The campaign is the work of a pro-government organisation known as the “Syrian Women’s Group for Good Deeds,” which includes mothers and daughters of Syrian soldiers.

One billboard shows two soldiers in fatigues, a man saluting and a man pointing, under the phrases: “Our army means us” and “Join the army”.

Another shows a soldier in uniform next to a smiling girl with her hand raised in a victory sign.

More than 80,000 soldiers and other pro-government fighters have been killed in the four-year conflict, out of a total of roughly 230,000 dead, according to the Syrian Observatory for Human Rights monitor.

And many Syrians, even those who support the government, have been reluctant to show up for mandatory two-year military service, with up to 70,000 failing to enlist, according to the Observatory.

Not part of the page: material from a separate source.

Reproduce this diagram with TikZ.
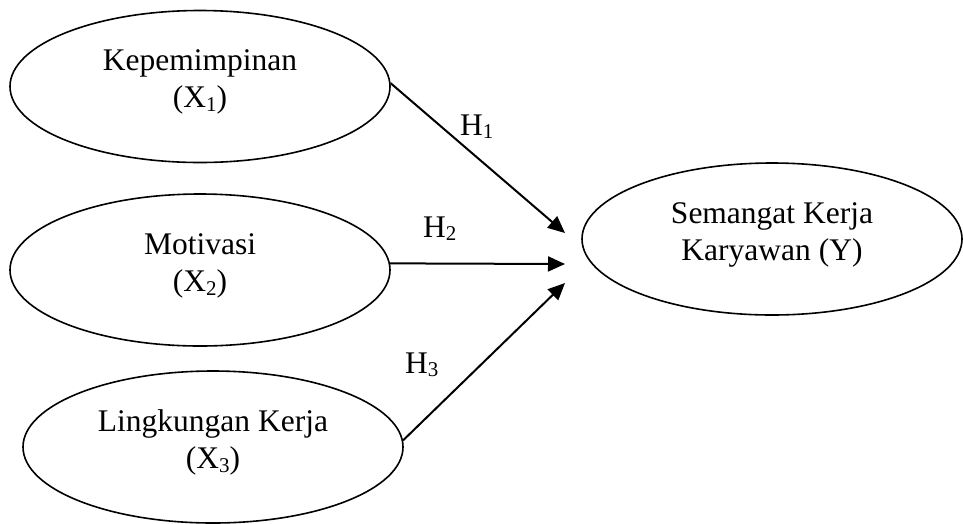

The combination of casualties, defections, and draft-dodging has seen the country’s 300,000-strong military halved in size since the conflict began in March 2011, according to experts.

‘They don’t come back’

Last week, as part of efforts to convince people to serve, Prime Minister Wael Halaqi announced that from July, soldiers at the front would receive monthly bonuses of 10,000 Syrian pounds ($33.50) as well as an extra hot meal each day.

A security source said the measures, said to have been ordered by President Bashar al-Assad himself, “fall under the framework of support and motivation” for the army.

Last year, the law was amended to guarantee that public sector employees who left to do their military service would still have their jobs when they returned.

A key contributor to draft-dodging has been the reluctance of people to serve far from home, as the law generally stipulated, but authorities appear to be showing leniency on that.

A security official in Homs told local Sham FM radio on Thursday that new recruits would not have to serve outside the central province.

He urged “all those who have delayed their military service or failed to enlist…to regularise their status so they can carry out their military service exclusively inside Homs province”.

In Sweida province too, residents told AFP that authorities were allowing residents of the majority Druze region to join local pro-government militias instead of the army.

But for some, those incentives have not been enough, and there have been regular reports of raids to sweep up draft-dodgers.

Witnesses told AFP that in recent days, armed security personnel had raided several districts in Damascus is search of military-aged men.

Some men have paid smugglers to help them leave the country in order to avoid conscription.

“I can’t go to military service,” said Sam, 29, an engineer from Homs living in Damascus.

“These days, those who go to the army don’t come back.”